▶ _Given information_

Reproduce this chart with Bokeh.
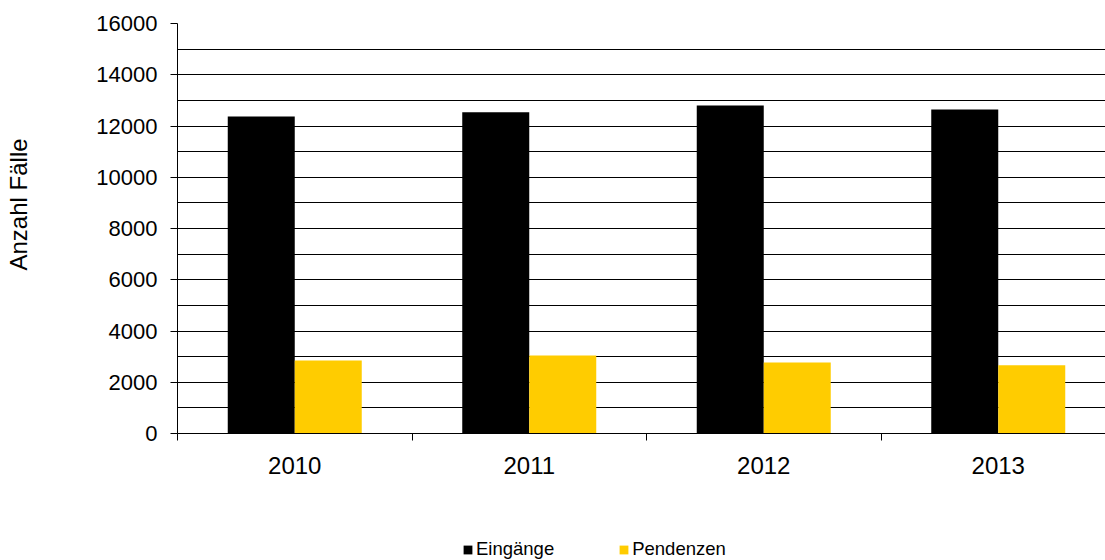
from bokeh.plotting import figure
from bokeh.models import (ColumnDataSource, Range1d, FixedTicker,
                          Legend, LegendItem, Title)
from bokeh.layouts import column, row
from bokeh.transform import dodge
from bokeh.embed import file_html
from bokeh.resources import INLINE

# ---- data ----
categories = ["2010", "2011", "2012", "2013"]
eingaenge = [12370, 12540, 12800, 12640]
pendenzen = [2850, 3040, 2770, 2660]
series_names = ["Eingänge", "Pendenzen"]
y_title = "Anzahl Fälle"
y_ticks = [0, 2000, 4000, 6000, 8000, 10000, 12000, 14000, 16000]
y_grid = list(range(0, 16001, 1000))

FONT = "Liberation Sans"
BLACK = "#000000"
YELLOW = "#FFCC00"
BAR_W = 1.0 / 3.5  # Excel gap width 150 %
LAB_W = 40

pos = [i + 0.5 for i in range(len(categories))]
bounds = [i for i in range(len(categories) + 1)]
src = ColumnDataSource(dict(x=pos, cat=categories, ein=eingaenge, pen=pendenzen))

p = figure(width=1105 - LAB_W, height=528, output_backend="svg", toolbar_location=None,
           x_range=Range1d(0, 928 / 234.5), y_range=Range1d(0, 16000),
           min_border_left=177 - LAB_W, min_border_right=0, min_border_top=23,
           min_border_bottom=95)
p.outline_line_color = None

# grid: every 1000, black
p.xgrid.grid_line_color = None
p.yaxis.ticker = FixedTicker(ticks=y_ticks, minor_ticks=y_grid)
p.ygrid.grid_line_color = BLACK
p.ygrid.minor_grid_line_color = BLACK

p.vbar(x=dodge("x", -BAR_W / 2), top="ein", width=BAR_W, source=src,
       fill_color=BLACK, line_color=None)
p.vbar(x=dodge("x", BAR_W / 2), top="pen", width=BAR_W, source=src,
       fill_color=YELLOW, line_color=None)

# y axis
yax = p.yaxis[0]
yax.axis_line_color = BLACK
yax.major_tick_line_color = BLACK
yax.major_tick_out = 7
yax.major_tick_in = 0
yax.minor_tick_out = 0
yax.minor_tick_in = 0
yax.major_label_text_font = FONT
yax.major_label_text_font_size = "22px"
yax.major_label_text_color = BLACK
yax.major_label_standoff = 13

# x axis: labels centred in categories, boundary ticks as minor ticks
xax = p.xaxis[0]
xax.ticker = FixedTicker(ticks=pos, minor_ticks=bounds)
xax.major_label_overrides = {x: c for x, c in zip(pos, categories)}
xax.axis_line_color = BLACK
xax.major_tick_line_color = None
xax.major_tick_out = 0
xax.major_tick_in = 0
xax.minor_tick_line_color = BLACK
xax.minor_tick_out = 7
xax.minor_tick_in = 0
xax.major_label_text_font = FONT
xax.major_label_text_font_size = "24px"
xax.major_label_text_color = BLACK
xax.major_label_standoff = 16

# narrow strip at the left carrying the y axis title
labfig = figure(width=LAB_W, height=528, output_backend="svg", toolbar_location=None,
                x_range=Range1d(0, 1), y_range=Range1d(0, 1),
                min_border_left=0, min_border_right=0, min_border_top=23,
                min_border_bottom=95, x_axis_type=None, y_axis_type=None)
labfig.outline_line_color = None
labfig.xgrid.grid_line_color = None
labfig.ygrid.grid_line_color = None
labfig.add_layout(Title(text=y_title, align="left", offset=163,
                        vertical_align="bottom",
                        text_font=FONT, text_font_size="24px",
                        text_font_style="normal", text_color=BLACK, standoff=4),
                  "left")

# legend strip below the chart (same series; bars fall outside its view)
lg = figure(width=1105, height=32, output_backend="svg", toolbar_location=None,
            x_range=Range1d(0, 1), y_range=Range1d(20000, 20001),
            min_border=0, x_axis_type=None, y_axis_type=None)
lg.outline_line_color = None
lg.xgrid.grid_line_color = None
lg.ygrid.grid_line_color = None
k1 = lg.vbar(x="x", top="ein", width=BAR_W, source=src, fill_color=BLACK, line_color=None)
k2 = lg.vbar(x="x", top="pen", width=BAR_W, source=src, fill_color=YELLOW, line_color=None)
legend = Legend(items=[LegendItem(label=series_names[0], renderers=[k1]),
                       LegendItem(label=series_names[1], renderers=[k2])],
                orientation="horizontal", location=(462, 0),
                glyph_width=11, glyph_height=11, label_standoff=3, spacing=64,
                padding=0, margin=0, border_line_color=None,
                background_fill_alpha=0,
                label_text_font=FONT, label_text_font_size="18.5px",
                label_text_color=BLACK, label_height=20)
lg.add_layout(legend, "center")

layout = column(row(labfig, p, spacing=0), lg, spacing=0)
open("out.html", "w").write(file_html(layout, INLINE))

▶ _What you should do_
Output exactly the span of lines from the top of the listing through the line holding "p.outline_line_color = None", and leave every picture out.

▶ _Correct answer_
Reproduce this chart with Bokeh.
from bokeh.plotting import figure
from bokeh.models import (ColumnDataSource, Range1d, FixedTicker,
                          Legend, LegendItem, Title)
from bokeh.layouts import column, row
from bokeh.transform import dodge
from bokeh.embed import file_html
from bokeh.resources import INLINE

# ---- data ----
categories = ["2010", "2011", "2012", "2013"]
eingaenge = [12370, 12540, 12800, 12640]
pendenzen = [2850, 3040, 2770, 2660]
series_names = ["Eingänge", "Pendenzen"]
y_title = "Anzahl Fälle"
y_ticks = [0, 2000, 4000, 6000, 8000, 10000, 12000, 14000, 16000]
y_grid = list(range(0, 16001, 1000))

FONT = "Liberation Sans"
BLACK = "#000000"
YELLOW = "#FFCC00"
BAR_W = 1.0 / 3.5  # Excel gap width 150 %
LAB_W = 40

pos = [i + 0.5 for i in range(len(categories))]
bounds = [i for i in range(len(categories) + 1)]
src = ColumnDataSource(dict(x=pos, cat=categories, ein=eingaenge, pen=pendenzen))

p = figure(width=1105 - LAB_W, height=528, output_backend="svg", toolbar_location=None,
           x_range=Range1d(0, 928 / 234.5), y_range=Range1d(0, 16000),
           min_border_left=177 - LAB_W, min_border_right=0, min_border_top=23,
           min_border_bottom=95)
p.outline_line_color = None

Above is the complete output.